The Army's Adjutant General, Major General James A. Ulio, ruled, following protests, that Chips could keep his medals but no more medals would be allowed to dogs. Solemnly the War Department warned its troop commanders: "If it is desired to recognize the outstanding services of an animal or fowl, appropriate citation may be published in unit general orders."
Chips's owner, Mrs. Edward J. Wren of Pleasantville, N.Y., said she thought dogs ought to have medals, but she had a feeling Chips himself would have preferred a pound of hamburger.

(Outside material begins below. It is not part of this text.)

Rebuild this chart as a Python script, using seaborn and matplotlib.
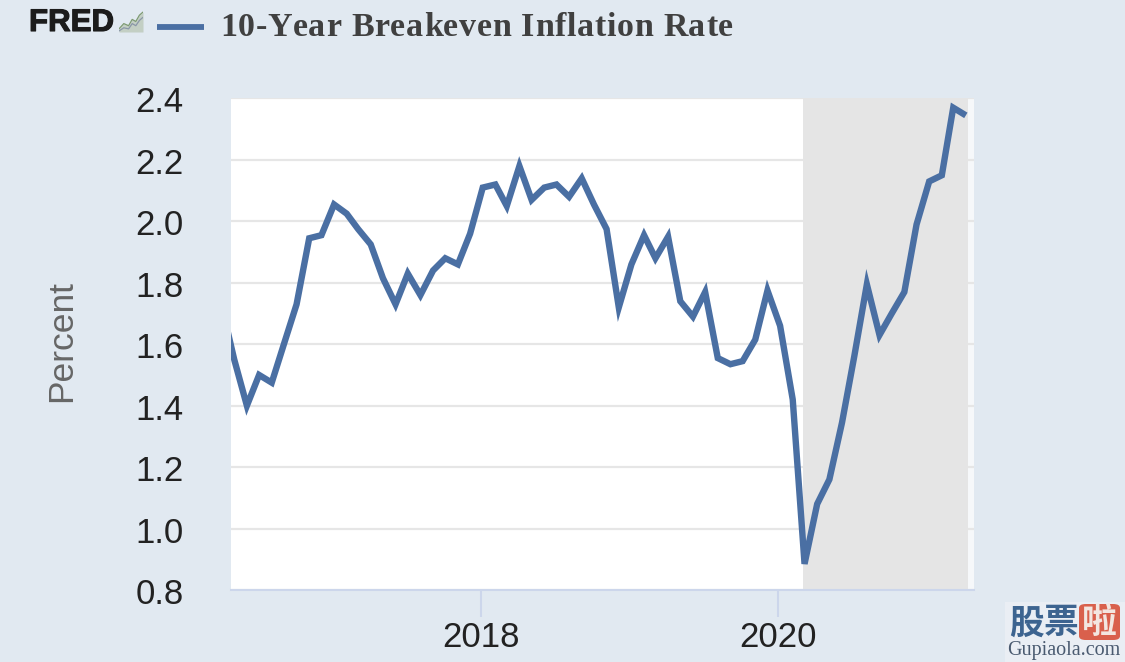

Some statistics from Washington last week indicated that gallantry medals were becoming more plentiful than hamburgers. >During the first 25 months of war the Army handed out 126,525 decorations. The Navy, about one-third as large and more chary of its decorations, had given 7,073. But the Navy had been more generous with the top-ranking Congressional Medal of Honor (43 awards', including 14 to Marines, one to a Coast Guardsman, against the Army's 32). > Eight out of nine Army awards were D.F.C.s and Air Medals for flyers. Regardless of any heroism or merit involved, an Air Medal is usually awarded for five combat flights; an oakleaf cluster for each additional five. Result: 40,585 Air Medals, plus 58,596 clusters, accounted for four-fifths of the Army tinsel factory output.
Such wide generosity has long irked foot soldiers and sailors who note flyers wearing as many as 14 decorations. But something is being done about it. This month President Roosevelt ordered Secretaries Knox and Stimson to formulate regulations for a new medal, the Bronze Star, to be awarded Army, Navy and Marine Corps personnel "for heroic or meritorious service not involving aerial flight," i.e., a sort of Air Medal for ground and surface forces.